» Task prompt: Return the lines that follow, exactly as they appear, from the first through the one containing "minimum width=103pt, minimum"; no pictures are to be included.

» Given information:

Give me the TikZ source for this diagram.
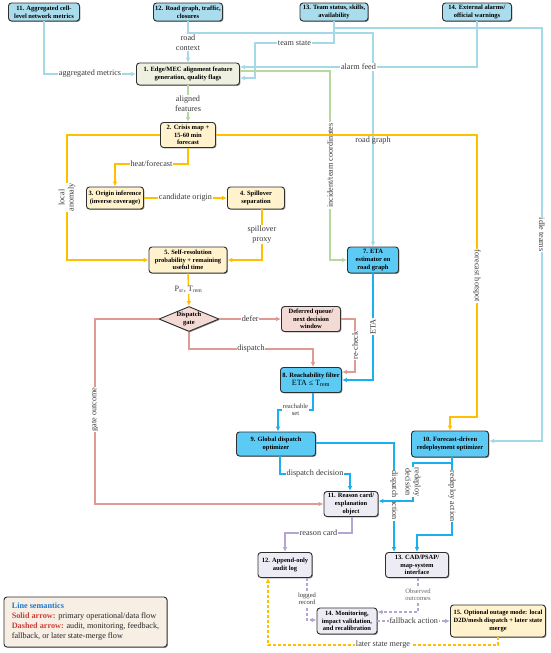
\documentclass[tikz,border=0pt]{standalone}
\usepackage{fontspec}
\setmainfont{Liberation Serif}
\usetikzlibrary{arrows.meta,shapes.geometric,shadows}
\definecolor{lblue}{HTML}{A6D9E8}
\definecolor{lbluefill}{HTML}{A9DCEC}
\definecolor{greenl}{HTML}{B9D89E}
\definecolor{greenfill}{HTML}{EEF1E0}
\definecolor{orng}{HTML}{FFC000}
\definecolor{creamfill}{HTML}{FFF2CC}
\definecolor{pinkl}{HTML}{DE9A93}
\definecolor{pinkfill}{HTML}{F4DAD5}
\definecolor{bluel}{HTML}{1AAFEF}
\definecolor{bluefill}{HTML}{5BCBF5}
\definecolor{purpl}{HTML}{B4A5D5}
\definecolor{purpfill}{HTML}{EDECF4}
\definecolor{legfill}{HTML}{F7EEE4}
\definecolor{labgray}{HTML}{3A3A3A}
\definecolor{legblue}{HTML}{1F78C8}
\definecolor{legred}{HTML}{C8413B}
\begin{document}
\begin{tikzpicture}[x=1pt,y=-1pt,
  box/.style={draw=black!82, line width=0.9pt, rounded corners=3pt, align=center, inner sep=1pt,
    font=\fontsize{6.5}{7.6}\selectfont\bfseries,
    drop shadow={shadow xshift=0.9pt, shadow yshift=-0.9pt, opacity=0.45, fill=black}},
  gatebox/.style={diamond, draw=black!82, line width=0.9pt, aspect=2.4, inner sep=0pt, align=center,
    font=\fontsize{6.5}{7.6}\selectfont\bfseries,
    drop shadow={shadow xshift=0.9pt, shadow yshift=-0.9pt, opacity=0.45, fill=black}},
  flow/.style={line width=1.4pt, -{Latex[length=5pt,width=4.6pt]}},
  dflow/.style={flow, dash pattern=on 3pt off 2pt},
  lab/.style={fill=white, inner sep=0.8pt, align=center, text=labgray, font=\fontsize{8.2}{9.4}\selectfont},
  slab/.style={lab, font=\fontsize{6.6}{7.4}\selectfont},
]
\useasboundingbox (0,0) rectangle (550,653);

% ---------- nodes ----------
\node[box, fill=lbluefill, minimum width=71pt, minimum height=18pt] (n11) at (44,12) {11. Aggregated cell-\\level network metrics};
\node[box, fill=lbluefill, minimum width=69pt, minimum height=18pt] (n12) at (188,12) {12. Road graph, traffic,\\closures};
\node[box, fill=lbluefill, minimum width=68pt, minimum height=18pt] (n13) at (334,12) {13. Team status, skills,\\availability};
\node[box, fill=lbluefill, minimum width=69pt, minimum height=18pt] (n14) at (477,12) {14. External alarms/\\official warnings};

\node[box, fill=greenfill, minimum width=103pt, minimum height=22pt] (e1) at (188,74) {1. Edge/MEC alignment feature\\generation, quality flags};

\node[box, fill=creamfill, minimum width=55pt, minimum height=25pt] (c2) at (188,135) {2. Crisis map +\\15-60 min\\forecast};
\node[box, fill=creamfill, minimum width=57pt, minimum height=22pt] (c3) at (115,198) {3. Origin inference\\(inverse coverage)};
\node[box, fill=creamfill, minimum width=57pt, minimum height=22pt] (c4) at (256,198) {4. Spillover\\separation};
\node[box, fill=creamfill, minimum width=78pt, minimum height=26pt] (c5) at (188,260) {5. Self-resolution\\probability + remaining\\useful time};

\node[gatebox, fill=pinkfill, minimum width=60pt, minimum height=25pt] (gate) at (189,319) {Dispatch\\gate};
\node[box, fill=pinkfill, minimum width=59pt, minimum height=25pt] (dq) at (311,319) {Deferred queue/\\next decision\\window};

\node[box, fill=bluefill, minimum width=51pt, minimum height=26pt] (r7) at (373,260) {7. ETA\\estimator on\\road graph};
\node[box, fill=bluefill, minimum width=61pt, minimum height=25pt] (r8) at (311,380) {8. Reachability filter\\[0.5pt]{\fontsize{8}{9}\selectfont\mdseries ETA ≤ T\textsubscript{rem}}};
\node[box, fill=bluefill, minimum width=79pt, minimum height=24pt] (r9) at (276,444) {9. Global dispatch\\optimizer};
\node[box, fill=bluefill, minimum width=77pt, minimum height=26pt] (r10) at (450,444) {10. Forecast-driven\\redeployment optimizer};

\node[box, fill=purpfill, minimum width=54pt, minimum height=25pt] (p11) at (351,504) {11. Reason card/\\explanation\\object};
\node[box, fill=purpfill, minimum width=54pt, minimum height=25pt] (p12) at (285,565) {12. Append-only\\audit log};
\node[box, fill=purpfill, minimum width=63pt, minimum height=25pt] (p13) at (417,565) {13. CAD/PSAP/\\map-system\\interface};
\node[box, fill=purpfill, minimum width=60pt, minimum height=26pt] (p14) at (347,621) {14. Monitoring,\\impact validation,\\and recalibration};
\node[box, fill=creamfill, minimum width=95pt, minimum height=32pt] (n15) at (498,621) {15. Optional outage mode: local\\D2D/mesh dispatch + later state\\merge};

\node[box, fill=legfill, minimum width=163pt, minimum height=50pt, align=left, inner sep=3pt,
  font=\fontsize{8.2}{10}\selectfont\mdseries, text=black!85] (leg) at (85.5,622)
  {\textcolor{legblue}{\bfseries Line semantics}\\
   \textcolor{legred}{\bfseries Solid arrow:} primary operational/data flow\\
   \textcolor{legred}{\bfseries Dashed arrow:} audit, monitoring, feedback,\\
   fallback, or later state-merge flow};

% ---------- light blue inputs ----------
\draw[flow, lblue] (n11.south) |- node[lab, pos=0.75]{aggregated metrics} (e1.west);
\draw[flow, lblue] (n12.south) -- node[lab, pos=0.52]{road\\context} (e1.north);
\draw[flow, lblue] (n12.south) -- (188,33) -- (373,33) -- node[text=labgray, font=\fontsize{8.2}{9.4}\selectfont, pos=0.505]{road graph} (r7.north);
\draw[flow, lblue] (n13.south) |- node[lab, pos=0.75]{team state} (255,43) |- ([yshift=-4pt]e1.east);
\draw[flow, lblue] (n13.south) |- (542,28) -- node[lab, rotate=-90, pos=0.5]{idle teams} (542,441) -- ([yshift=3pt]r10.east);
\draw[flow, lblue] (n14.south) |- node[lab, pos=0.75]{alarm feed} ([yshift=7pt]e1.east);

% ---------- green ----------
\draw[flow, greenl] (e1.south) -- node[lab]{aligned\\features} (c2.north);
\draw[flow, greenl] ([yshift=3pt]e1.east) -- (330,71) -- node[lab, rotate=90, pos=0.5]{incident/team coordinates} (330,260) -- (r7.west);

% ---------- orange ----------
\draw[flow, orng] (c2.east) -- (477,135) -- node[lab, rotate=-90]{forecast hotspot} (477,417) -- (450,417) -- (r10.north);
\draw[flow, orng] (c2.west) -- (67,135) -- node[lab, rotate=90]{local\\anomaly} (67,260) -- (c5.west);
\draw[flow, orng] (c2.south) -- (188,164) -- node[lab]{heat/forecast} (115,164) -- (c3.north);
\draw[flow, orng] (c3.east) -- node[lab]{candidate origin} (c4.west);
\draw[flow, orng] ([xshift=6pt]c4.south) -- node[lab]{spillover\\proxy} (262,260) -- (c5.east);
\draw[flow, orng] (c5.south) -- node[lab]{P\textsubscript{sr}, T\textsubscript{rem}} (gate.north);

% ---------- pink ----------
\draw[flow, pinkl] (gate.east) -- node[lab]{defer} (dq.west);
\draw[flow, pinkl] (gate.south) -- (189,349) -- node[lab]{dispatch} (313,349) -- ([xshift=2pt]r8.north);
\draw[flow, pinkl] (gate.west) -- (95,319) -- node[lab, rotate=90, pos=0.49]{gate outcome} (95,504) -- (p11.west);
\draw[flow, pinkl] (dq.east) -- (355,319) -- node[lab, rotate=90]{re-check} (355,372) -- ([yshift=8pt]r8.east);

% ---------- blue ----------
\draw[flow, bluel] (r7.south) -- node[lab, rotate=90]{ETA} (373,380) -- (r8.east);
\draw[flow, bluel] ([xshift=2pt]r8.south) -- (313,410) -- node[slab]{reachable\\set} (278,410) -- ([xshift=2pt]r9.north);
\draw[flow, bluel] ([xshift=4pt]r9.south) -- (280,474) -- node[lab]{dispatch decision} (350,474) -- ([xshift=-1pt]p11.north);
\draw[flow, bluel] ([yshift=1pt]r9.east) -- (394,443) -- node[lab, rotate=-90, pos=0.48]{dispatch action} ([xshift=-23pt]p13.north);
\draw[flow, bluel] ([xshift=2pt]r10.south) -- (452,463) -- (413,463) -- node[lab, rotate=-90]{redeploy\\decision} (413,501) -- ([yshift=3pt]p11.east);
\draw[flow, bluel] ([xshift=2pt]r10.south) -- node[lab, rotate=-90]{redeploy action} (452,535) -- (417,535) -- (p13.north);

% ---------- purple ----------
\draw[flow, purpl] ([xshift=1pt]p11.south) -- (352,533) -- node[lab]{reason card} (285,533) -- (p12.north);
\draw[dflow, purpl] ([xshift=22pt]p12.south) -- node[slab]{logged\\record} (307,620) -- ([yshift=1pt]p14.west);
\draw[dflow, purpl] ([xshift=1pt]p13.south) -- node[slab, text=black!60]{Observed\\outcomes} (418,612) -- ([yshift=9pt]p14.east);
\draw[dflow, purpl] (p14.east) -- node[lab]{fallback action} (n15.west);
\draw[dflow, orng] (n15.south) -- (498,645) -- node[lab]{later state merge} (268,645) -- ([xshift=-17pt]p12.south);
\end{tikzpicture}
\end{document}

» Written response:
Give me the TikZ source for this diagram.
\documentclass[tikz,border=0pt]{standalone}
\usepackage{fontspec}
\setmainfont{Liberation Serif}
\usetikzlibrary{arrows.meta,shapes.geometric,shadows}
\definecolor{lblue}{HTML}{A6D9E8}
\definecolor{lbluefill}{HTML}{A9DCEC}
\definecolor{greenl}{HTML}{B9D89E}
\definecolor{greenfill}{HTML}{EEF1E0}
\definecolor{orng}{HTML}{FFC000}
\definecolor{creamfill}{HTML}{FFF2CC}
\definecolor{pinkl}{HTML}{DE9A93}
\definecolor{pinkfill}{HTML}{F4DAD5}
\definecolor{bluel}{HTML}{1AAFEF}
\definecolor{bluefill}{HTML}{5BCBF5}
\definecolor{purpl}{HTML}{B4A5D5}
\definecolor{purpfill}{HTML}{EDECF4}
\definecolor{legfill}{HTML}{F7EEE4}
\definecolor{labgray}{HTML}{3A3A3A}
\definecolor{legblue}{HTML}{1F78C8}
\definecolor{legred}{HTML}{C8413B}
\begin{document}
\begin{tikzpicture}[x=1pt,y=-1pt,
  box/.style={draw=black!82, line width=0.9pt, rounded corners=3pt, align=center, inner sep=1pt,
    font=\fontsize{6.5}{7.6}\selectfont\bfseries,
    drop shadow={shadow xshift=0.9pt, shadow yshift=-0.9pt, opacity=0.45, fill=black}},
  gatebox/.style={diamond, draw=black!82, line width=0.9pt, aspect=2.4, inner sep=0pt, align=center,
    font=\fontsize{6.5}{7.6}\selectfont\bfseries,
    drop shadow={shadow xshift=0.9pt, shadow yshift=-0.9pt, opacity=0.45, fill=black}},
  flow/.style={line width=1.4pt, -{Latex[length=5pt,width=4.6pt]}},
  dflow/.style={flow, dash pattern=on 3pt off 2pt},
  lab/.style={fill=white, inner sep=0.8pt, align=center, text=labgray, font=\fontsize{8.2}{9.4}\selectfont},
  slab/.style={lab, font=\fontsize{6.6}{7.4}\selectfont},
]
\useasboundingbox (0,0) rectangle (550,653);

% ---------- nodes ----------
\node[box, fill=lbluefill, minimum width=71pt, minimum height=18pt] (n11) at (44,12) {11. Aggregated cell-\\level network metrics};
\node[box, fill=lbluefill, minimum width=69pt, minimum height=18pt] (n12) at (188,12) {12. Road graph, traffic,\\closures};
\node[box, fill=lbluefill, minimum width=68pt, minimum height=18pt] (n13) at (334,12) {13. Team status, skills,\\availability};
\node[box, fill=lbluefill, minimum width=69pt, minimum height=18pt] (n14) at (477,12) {14. External alarms/\\official warnings};

\node[box, fill=greenfill, minimum width=103pt, minimum height=22pt] (e1) at (188,74) {1. Edge/MEC alignment feature\\generation, quality flags};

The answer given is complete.